One well known proof of the Dirichlet Integral is to use the kernel $\frac{\sin{(2n+1)x}}{\sin{x}}$ and applying the Riemann-Lebesgue Lemma to an auxiliary function to obtain an equivalence between two integrals.
There exists a similar proof for the kernel $\frac{\sin^2{nx}}{\sin^2{x}}$ but does not require the Riemann-Lebesgue Lemma as it is possible to directly bound the difference and show it is $\mathcal{O}(1/n)$.
In either case, the proof implicitly assumes the limit of a subset or subsequence is the limit of the entire set/sequence.
The point is, the careful reader who is not exposed to higher calculus and non-elementary techniques may choose to ask, what if I reject the choice to take this limit over this particular countable set? How does this prove the limit* actually exists and is not just an artefact of the choice of the countable set the limit is taken over? What if the limit* is taken over the entire set of reals and fails to exist? (Obviously it does exist, but the student doesn't know that, and the above "proof" doesn't show the limit* exists, only it exists over a particular subset of $\mathbb{R}$.)

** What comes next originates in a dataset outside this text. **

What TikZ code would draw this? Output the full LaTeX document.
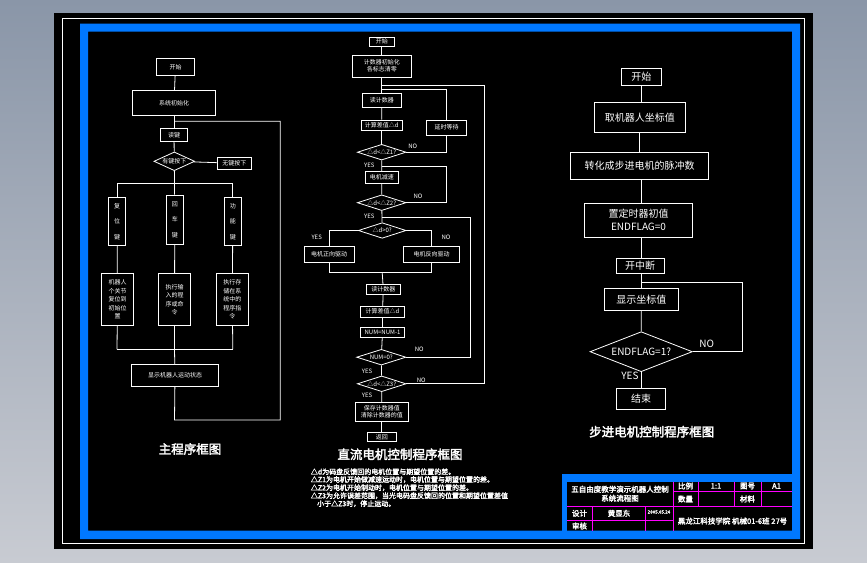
\documentclass[tikz,border=0pt]{standalone}
\usepackage{fontspec}
\newfontfamily\cjk{Noto Sans CJK SC}
\newfontfamily\cjkb{Noto Sans CJK SC}[FakeBold=2.5]
\usetikzlibrary{shapes.geometric}
\definecolor{cadblue}{RGB}{0,120,255}
\definecolor{mag}{RGB}{255,0,255}
\definecolor{bgtop}{RGB}{138,150,168}
\definecolor{bgbot}{RGB}{200,203,210}
\begin{document}
\begin{tikzpicture}[x=1pt,y=-1pt,
  bx/.style={draw=white, line width=0.8pt, text=white, inner sep=0pt, align=center, font=\cjk\fontsize{6}{7}\selectfont},
  bxr/.style={draw=white, line width=0.8pt, text=white, inner sep=0pt, align=center, font=\cjk\fontsize{10}{13}\selectfont},
  dia/.style={diamond, aspect=3, draw=white, line width=0.8pt, text=white, inner sep=0pt, font=\cjk\fontsize{6}{7}\selectfont},
  diar/.style={diamond, aspect=3, draw=white, line width=0.8pt, text=white, inner sep=0pt, font=\cjk\fontsize{10}{12}\selectfont},
  ln/.style={draw=white, line width=0.8pt},
  lbl/.style={text=white, inner sep=0pt, font=\cjk\fontsize{6}{7}\selectfont},
  lblr/.style={text=white, inner sep=0pt, font=\cjk\fontsize{10}{12}\selectfont},
  ttl/.style={text=white, inner sep=0pt, font=\cjkb\fontsize{12.5}{14}\selectfont},
  note/.style={text=white, inner sep=0pt, anchor=west, font=\cjkb\fontsize{7}{8}\selectfont},
  tb/.style={text=white, inner sep=0pt, align=center, font=\cjkb\fontsize{7.5}{9}\selectfont},
  mg/.style={draw=mag, line width=0.8pt}
]
\useasboundingbox (0,0) rectangle (867,562);
\shade[top color=bgtop, bottom color=bgbot] (0,0) rectangle (867,562);
\fill[black] (54,13) rectangle (813,549);
\draw[white, line width=1pt] (62,18.5) rectangle (804.5,543);
\fill[cadblue, even odd rule] (80,23.5) rectangle (800,539) (88,31.7) rectangle (792,530.7);

% ---------------- left chart ----------------
\node[bx, minimum width=38.7pt, minimum height=17pt] (l0) at (175.5,66.8) {开始};
\node[bx, minimum width=83.4pt, minimum height=25pt] (l1) at (174,102.8) {系统初始化};
\node[bx, minimum width=27.7pt, minimum height=13pt] (l2) at (174,134.8) {读键};
\node[dia, minimum width=38.7pt, minimum height=18.7pt] (l3) at (174.3,161.3) {有键按下};
\node[bx, minimum width=34.7pt, minimum height=12.3pt] (l4) at (234.3,163.2) {无键按下};
\node[bx, minimum width=17.4pt, minimum height=48pt, font=\cjk\fontsize{6}{15.5}\selectfont] (k1) at (117,221.3) {复\\位\\键};
\node[bx, minimum width=17.7pt, minimum height=49.7pt, font=\cjk\fontsize{6}{15.5}\selectfont] (k2) at (174.8,219.8) {回\\车\\键};
\node[bx, minimum width=17.7pt, minimum height=48pt, font=\cjk\fontsize{6}{15.5}\selectfont] (k3) at (232.8,221.3) {功\\能\\键};
\node[bx, minimum width=32.4pt, minimum height=52.4pt, font=\cjk\fontsize{6}{8.5}\selectfont] (a1) at (117.5,299.5) {机器人\\个关节\\复位到\\初始位\\置};
\node[bx, minimum width=32.4pt, minimum height=52.4pt, font=\cjk\fontsize{6}{8.5}\selectfont] (a2) at (174.5,299.5) {执行输\\入的程\\序或命\\令};
\node[bx, minimum width=32.7pt, minimum height=52.4pt, font=\cjk\fontsize{6}{8.5}\selectfont] (a3) at (232.3,299.5) {执行存\\储在系\\统中的\\程序指\\令};
\node[bx, minimum width=87.4pt, minimum height=22.4pt] (l5) at (175,375.5) {显示机器人运动状态};
\coordinate (lb1) at (117,183.3); \coordinate (lb2) at (174.5,183.3); \coordinate (lb3) at (232.8,183.3);
\coordinate (lc1) at (117,349.3); \coordinate (lc2) at (174.5,349.3); \coordinate (lc3) at (232.8,349.3);
\coordinate (lp1) at (174.5,121.3); \coordinate (lp2) at (280.3,121.3);
\coordinate (lp3) at (280.3,420); \coordinate (lp4) at (174.5,420);
\draw[ln] (l0) -- (l1); \draw[ln] (l1) -- (l2); \draw[ln] (l2) -- (l3);
\draw[ln] (l3) -- (l4);
\draw[ln] (l3) -- (lb2);
\draw[ln] (lb1) -- (lb3);
\draw[ln] (lb1) -- (k1); \draw[ln] (lb2) -- (k2); \draw[ln] (lb3) -- (k3);
\draw[ln] (k1) -- (a1); \draw[ln] (k2) -- (a2); \draw[ln] (k3) -- (a3);
\draw[ln] (a1) -- (lc1); \draw[ln] (a2) -- (lc2); \draw[ln] (a3) -- (lc3);
\draw[ln] (lc1) -- (lc3);
\draw[ln] (lc2) -- (l5);
\draw[ln] (l5) -- (lp4) -- (lp3) -- (lp2) -- (lp1);
\node[ttl] (lt) at (190,449) {主程序框图};

% ---------------- middle chart ----------------
\node[bx, minimum width=25.7pt, minimum height=8.7pt] (m0) at (381.8,41.7) {开始};
\node[bx, minimum width=59pt, minimum height=22.3pt] (m1) at (381.8,66.2) {计数器初始化\\各标志清零};
\node[bx, minimum width=39pt, minimum height=14pt] (m2) at (381.8,100.3) {读计数器};
\node[bx, minimum width=41.3pt, minimum height=10pt] (m3) at (381.7,125) {计算差值△d};
\node[bx, minimum width=40.4pt, minimum height=15pt] (m4) at (446.5,127.5) {延时等待};
\node[dia, minimum width=48.7pt, minimum height=15.7pt] (m5) at (381.7,152.2) {△d<△Z1?};
\node[bx, minimum width=33.7pt, minimum height=11.6pt] (m6) at (381.8,177.5) {电机减速};
\node[dia, minimum width=48.7pt, minimum height=15.7pt] (m7) at (381.7,202.7) {△d<△Z2?};
\node[dia, minimum width=47.7pt, minimum height=15.6pt] (m8) at (382.2,230.5) {△d>0?};
\node[bx, minimum width=50.3pt, minimum height=16.3pt] (m9) at (329.2,254.2) {电机正向驱动};
\node[bx, minimum width=56.4pt, minimum height=16.3pt] (m10) at (431.5,254.2) {电机反向驱动};
\node[bx, minimum width=34pt, minimum height=10pt] (m11) at (383.3,289.3) {读计数器};
\node[bx, minimum width=44.4pt, minimum height=11pt] (m12) at (382.5,311.7) {计算差值△d};
\node[bx, minimum width=44.4pt, minimum height=10pt] (m13) at (382.5,332.7) {NUM=NUM-1};
\node[dia, minimum width=49.3pt, minimum height=15.7pt] (m14) at (381.3,357.2) {NUM=0?};
\node[dia, minimum width=48.7pt, minimum height=15.7pt] (m15) at (381.7,383.8) {△d<△Z3?};
\node[bx, minimum width=53.7pt, minimum height=19.4pt] (m16) at (381.8,412) {保存计数器值\\清除计数器的值};
\node[bx, minimum width=29pt, minimum height=9.7pt] (m17) at (381.8,436.8) {返回};
\coordinate (mo1) at (381.8,85); \coordinate (mo2) at (484.3,85); \coordinate (mo3) at (484.3,383.8);
\coordinate (mi1) at (381.8,89.3); \coordinate (mi2) at (446.5,89.3); \coordinate (mi3) at (446.5,152.2);
\coordinate (mj1) at (381.8,166.7); \coordinate (mj2) at (446.7,166.7); \coordinate (mj3) at (446.7,202.7);
\coordinate (mk1) at (381.8,217.7); \coordinate (mk2) at (470.3,217.7); \coordinate (mk3) at (470.3,357.2);
\coordinate (mq1) at (329.2,230.5); \coordinate (mq2) at (431.5,230.5);
\coordinate (mr1) at (329.2,272.3); \coordinate (mr2) at (431.5,272.3); \coordinate (mr3) at (382.2,272.3);
\draw[ln] (m0) -- (m1); \draw[ln] (m1) -- (m2); \draw[ln] (m2) -- (m3); \draw[ln] (m3) -- (m5);
\draw[ln] (mo1) -- (mo2) -- (mo3) -- (m15.east);
\draw[ln] (mi1) -- (mi2) -- (m4.north); \draw[ln] (m4.south) -- (mi3) -- (m5.east);
\draw[ln] (m5) -- (m6); \draw[ln] (m6) -- (m7); \draw[ln] (m7) -- (m8);
\draw[ln] (mj1) -- (mj2) -- (mj3) -- (m7.east);
\draw[ln] (mk1) -- (mk2) -- (mk3) -- (m14.east);
\draw[ln] (m8.west) -- (mq1) -- (m9.north); \draw[ln] (m8.east) -- (mq2) -- (m10.north);
\draw[ln] (m9.south) -- (mr1) -- (mr2) -- (m10.south);
\draw[ln] (mr3) -- (m11);
\draw[ln] (m11) -- (m12); \draw[ln] (m12) -- (m13); \draw[ln] (m13) -- (m14); \draw[ln] (m14) -- (m15);
\draw[ln] (m15) -- (m16); \draw[ln] (m16) -- (m17);
\node[lbl] (n1) at (412.7,146.7) {NO};
\node[lbl] (y1) at (369.3,165) {YES};
\node[lbl] (n2) at (418,196.7) {NO};
\node[lbl] (y2) at (369.3,216) {YES};
\node[lbl] (y3) at (316.7,237.3) {YES};
\node[lbl] (n3) at (446,237.3) {NO};
\node[lbl] (n4) at (419.3,349.3) {NO};
\node[lbl] (y4) at (367,371) {YES};
\node[lbl] (n5) at (421.3,380) {NO};
\node[lbl] (y5) at (367,395.3) {YES};
\node[ttl] (mt) at (400,454.3) {直流电机控制程序框图};

% ---------------- right chart ----------------
\node[bxr, minimum width=40.7pt, minimum height=17.4pt] (r0) at (641.3,77) {开始};
\node[bxr, minimum width=91.7pt, minimum height=30pt] (r1) at (639.8,117.3) {取机器人坐标值};
\node[bxr, minimum width=137.6pt, minimum height=27pt] (r2) at (639.5,165.8) {转化成步进电机的脉冲数};
\node[bxr, minimum width=108.4pt, minimum height=34pt] (r3) at (638.5,220.3) {置定时器初值\\ENDFLAG=0};
\node[bxr, minimum width=48pt, minimum height=15pt] (r4) at (640,265.8) {开中断};
\node[bxr, minimum width=74.7pt, minimum height=22.4pt] (r5) at (641.3,299.5) {显示坐标值};
\node[diar, minimum width=102.3pt, minimum height=40pt] (r6) at (641.2,351.7) {ENDFLAG=1?};
\node[bxr, minimum width=49pt, minimum height=20.7pt] (r7) at (641.2,398.7) {结束};
\coordinate (rp1) at (641.3,282.7); \coordinate (rp2) at (742.3,282.7); \coordinate (rp3) at (742.3,351.7);
\draw[ln] (r0) -- (r0 |- r1.north); \draw[ln] (r1) -- (r1 |- r2.north);
\draw[ln] (r2.south -| r0) -- (r3.north -| r0); \draw[ln] (r3.south -| r0) -- (r4.north -| r0);
\draw[ln] (r4.south -| r0) -- (r5.north -| r0);
\draw[ln] (rp1) -- (rp2) -- (rp3) -- (r6.east);
\draw[ln] (r5.south -| r0) -- (r6.north); \draw[ln] (r6) -- (r7);
\node[lblr] (rn) at (706.7,344) {NO};
\node[lblr] (ry) at (630,375.7) {YES};
\node[ttl] (rt) at (651.7,431.7) {步进电机控制程序框图};

% ---------------- notes ----------------
\node[note] (t1) at (310.7,471.7) {△d为码盘反馈回的电机位置与期望位置的差。};
\node[note] (t2) at (310.7,479.5) {△Z1为电机开始做减速运动时，电机位置与期望位置的差。};
\node[note] (t3) at (310.7,487.7) {△Z2为电机开始制动时，电机位置与期望位置的差。};
\node[note] (t4) at (310.7,495.7) {△Z3为允许误差范围，当光电码盘反馈回的位置和期望位置差值};
\node[note] (t5) at (317,503.7) {小于△Z3时，停止运动。};

% ---------------- title block ----------------
\fill[cadblue] (562,474) rectangle (792,481.5);
\fill[cadblue] (562,474) rectangle (567,531);
\draw[mg] (567,506) -- (792,506);
\draw[mg] (673,491.7) -- (792,491.7);
\draw[mg] (567,520.7) -- (673,520.7);
\draw[mg] (673,481.5) -- (673,530.7);
\draw[mg] (698,481.5) -- (698,506);
\draw[mg] (734,481.5) -- (734,506);
\draw[mg] (761,481.5) -- (761,506);
\draw[mg] (592,506) -- (592,530.7);
\draw[mg] (645.7,506) -- (645.7,530.7);
\node[tb] (b1) at (620,493.7) {五自由度教学演示机器人控制\\系统流程图};
\node[tb] (b2) at (685.5,486) {比例};
\node[tb] (b3) at (716,486) {1:1};
\node[tb] (b4) at (747.5,486) {图号};
\node[tb] (b5) at (776.5,486) {A1};
\node[tb] (b6) at (685.5,499) {数量};
\node[tb] (b7) at (747.5,499) {材料};
\node[tb] (b8) at (579.5,513.3) {设计};
\node[tb] (b9) at (619,513.3) {黄显东};
\node[tb, font=\cjkb\fontsize{4.5}{5}\selectfont] (b10) at (659,512) {2005.05.24};
\node[tb] (b11) at (579.5,526) {审核};
\node[tb] (b12) at (732.5,521) {黑龙江科技学院 机械01-6班 27号};
\end{tikzpicture}
\end{document}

I would like to know if there is a low-tech/elementary means of resolving this conundrum.
Alternatively, I would be happy to see an elementary proof of the Dirichlet Integral, if any watertight and airtight proof exists.
* "the limit" refers to the following: $\displaystyle \lim_{n \to \infty} \int_{-(2n+1)\pi}^{(2n+1)\pi} \frac{\sin{x}}{x} \, \mathrm{d}x$
and to the careful outside observer, it is not obvious that this proves the limit of the sinc integral exists.